WORK REQUIRED: Pictures excluded, return the lines below from the first through the line holding "from matplotlib.patches import Rectangle".

GIVEN DATA:
______
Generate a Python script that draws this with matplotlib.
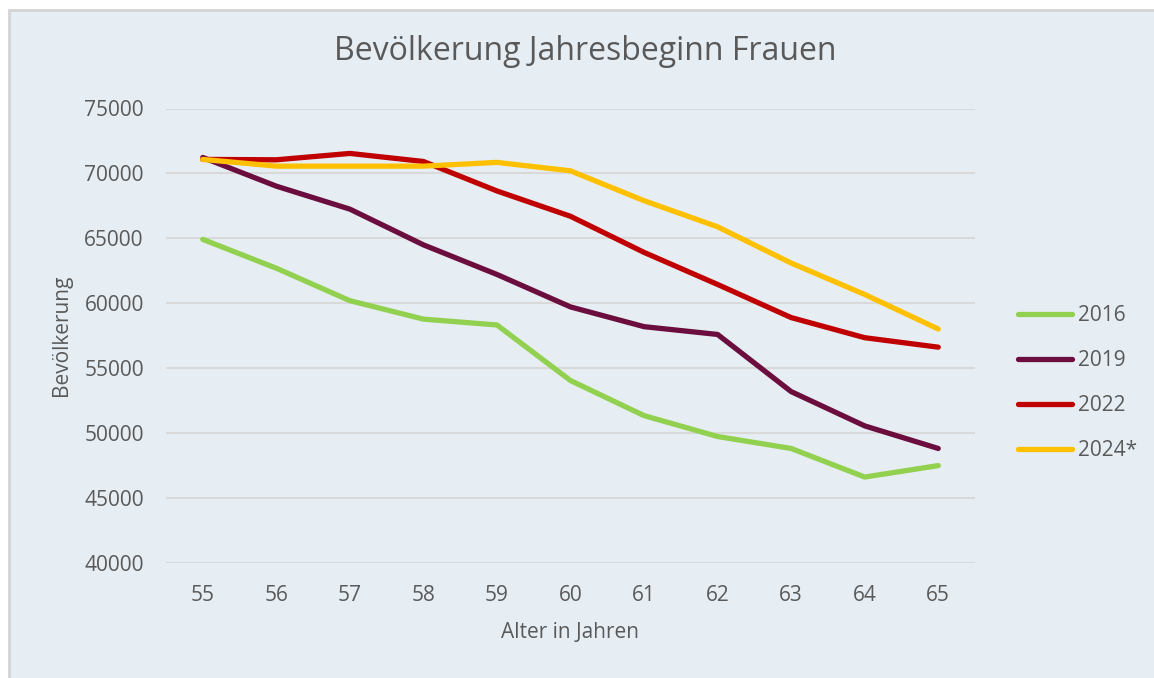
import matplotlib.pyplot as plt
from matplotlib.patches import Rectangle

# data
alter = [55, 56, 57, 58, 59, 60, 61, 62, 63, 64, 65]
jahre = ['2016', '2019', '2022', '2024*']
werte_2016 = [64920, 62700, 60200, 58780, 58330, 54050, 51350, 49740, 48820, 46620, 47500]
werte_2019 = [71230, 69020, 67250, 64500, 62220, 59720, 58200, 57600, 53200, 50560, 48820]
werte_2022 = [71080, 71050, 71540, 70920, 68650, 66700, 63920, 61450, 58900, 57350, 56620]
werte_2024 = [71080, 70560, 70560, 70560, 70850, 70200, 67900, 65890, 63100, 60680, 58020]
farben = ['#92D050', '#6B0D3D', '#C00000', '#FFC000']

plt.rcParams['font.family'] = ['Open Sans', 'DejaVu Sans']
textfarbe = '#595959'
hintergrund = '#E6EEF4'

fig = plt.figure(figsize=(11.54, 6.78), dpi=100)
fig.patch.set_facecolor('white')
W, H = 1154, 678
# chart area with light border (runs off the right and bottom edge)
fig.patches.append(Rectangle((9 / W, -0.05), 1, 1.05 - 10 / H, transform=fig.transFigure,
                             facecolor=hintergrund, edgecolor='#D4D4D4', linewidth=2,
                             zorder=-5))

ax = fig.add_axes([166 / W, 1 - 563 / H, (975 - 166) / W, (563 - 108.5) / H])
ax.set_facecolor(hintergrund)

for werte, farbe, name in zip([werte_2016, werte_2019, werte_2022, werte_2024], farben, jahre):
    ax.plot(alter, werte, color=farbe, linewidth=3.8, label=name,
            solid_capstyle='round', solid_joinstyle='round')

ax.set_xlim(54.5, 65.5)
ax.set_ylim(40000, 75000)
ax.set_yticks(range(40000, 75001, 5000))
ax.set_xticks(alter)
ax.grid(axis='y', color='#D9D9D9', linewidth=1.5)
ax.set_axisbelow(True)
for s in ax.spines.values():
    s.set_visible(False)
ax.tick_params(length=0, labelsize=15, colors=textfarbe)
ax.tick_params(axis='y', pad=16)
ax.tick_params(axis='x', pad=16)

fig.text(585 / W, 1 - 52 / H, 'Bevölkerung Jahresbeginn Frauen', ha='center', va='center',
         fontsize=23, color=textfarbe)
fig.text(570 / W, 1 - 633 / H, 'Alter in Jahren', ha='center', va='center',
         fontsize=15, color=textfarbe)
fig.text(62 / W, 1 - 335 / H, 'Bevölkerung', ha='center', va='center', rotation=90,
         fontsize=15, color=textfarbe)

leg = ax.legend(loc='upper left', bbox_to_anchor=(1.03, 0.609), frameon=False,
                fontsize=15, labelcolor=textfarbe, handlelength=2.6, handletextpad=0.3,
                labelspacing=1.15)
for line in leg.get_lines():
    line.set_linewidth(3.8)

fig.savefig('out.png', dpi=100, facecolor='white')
______
OUTPUT FOR THIS EXERCISE:
Generate a Python script that draws this with matplotlib.
import matplotlib.pyplot as plt
from matplotlib.patches import Rectangle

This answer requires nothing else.